Kuzey Kore'de yaptığı hataları tekrarlamak istemeyen Amerika, bir nükleer silaha sahip olmadan önce İran'ı durdurmak istiyor. Avrupa Birliği ise arada kalmış durumda. Endişeliler. Ama asıl istedikleri, İran konusunda Amerika Birleşik Devletleri'yle, Irak savaşı öncesinde olduğu gibi bir gerginliğe girmemek. Yetkililer Amerika Birleşik Devletleri'nin İran'a saldırmak için zemin hazırladığını savunuyor ve 'Avrupa buna izin vermeyecektir' diyorlar. Bu yanlış bir hesap olabilir."

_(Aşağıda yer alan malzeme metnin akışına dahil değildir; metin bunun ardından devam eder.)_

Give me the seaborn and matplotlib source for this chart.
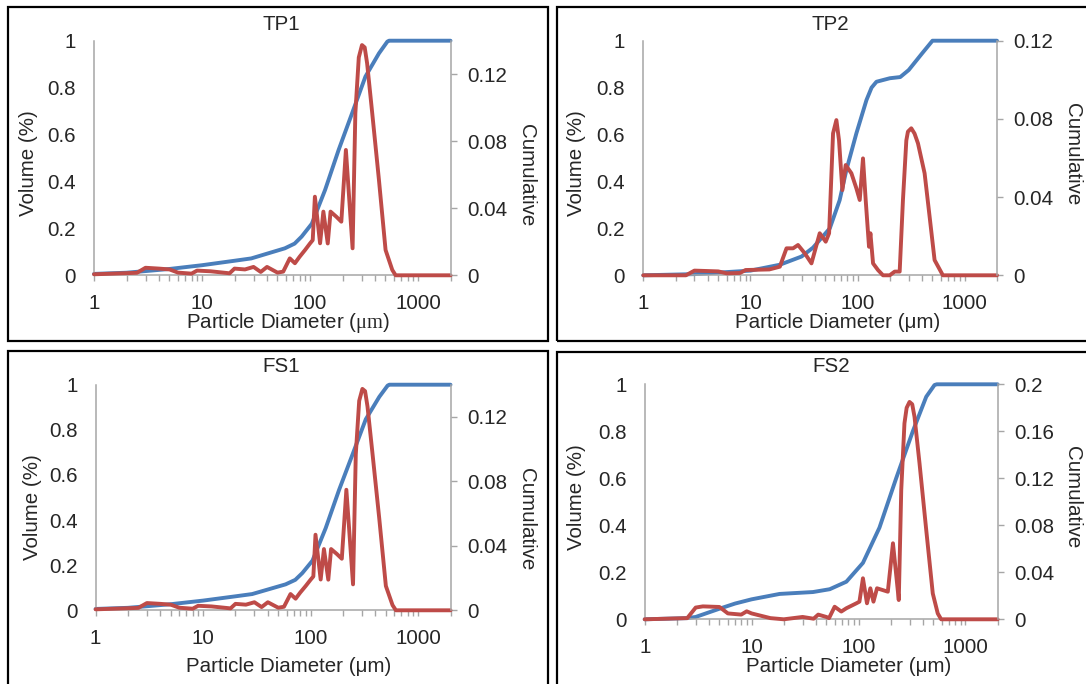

Financial Times gazetesinde "Avrupa Birliği, nüfus düşüşüne önlem arıyor" başlıklı yazıda, nüfusun düşmesi ve çalışan nüfusunun yaşlanmasından endişe duyan Avrupa Komisyonu'nun demografik değişimle başa çıkabilmek için reform arayışında olduğu aktarılıyor: "2030 yılına kadar, birlik içinde 40 milyon kişi, emeklilik yaşını aşmış olacak. Bu sayı İspanya'nın nüfusuna eşit. Nüfus değişimlerini kontrol altına almak, ülkelerin ekonomik büyümeleri açısından büyük öneme sahip. Komisyonun istihdamdan sorumlu yetkilisi Vladimir Spidla, Avrupa Birliği nüfusunun 2025'e kadar artarak 470 milyona ulaşacağını ve bunun ardından düşüşe geçeceğini belirtiyor. Ancak çalışma yaşındaki kişilerin sayısı 2005-2030 yılları arasında 21 milyon azalacak. Avrupa'nın doğum oranı yüzde 1.5; yani ölüm oranının altında. 25 üyeli Avrupa Birliği'nin sadece 2 ülkesinde nüfus artıyor. Bu ülkeler Malta ve Kıbrıs. Komisyon, Eylül ayından itibaren, alınacak önlemler konusunda çalışmaya başlayacak."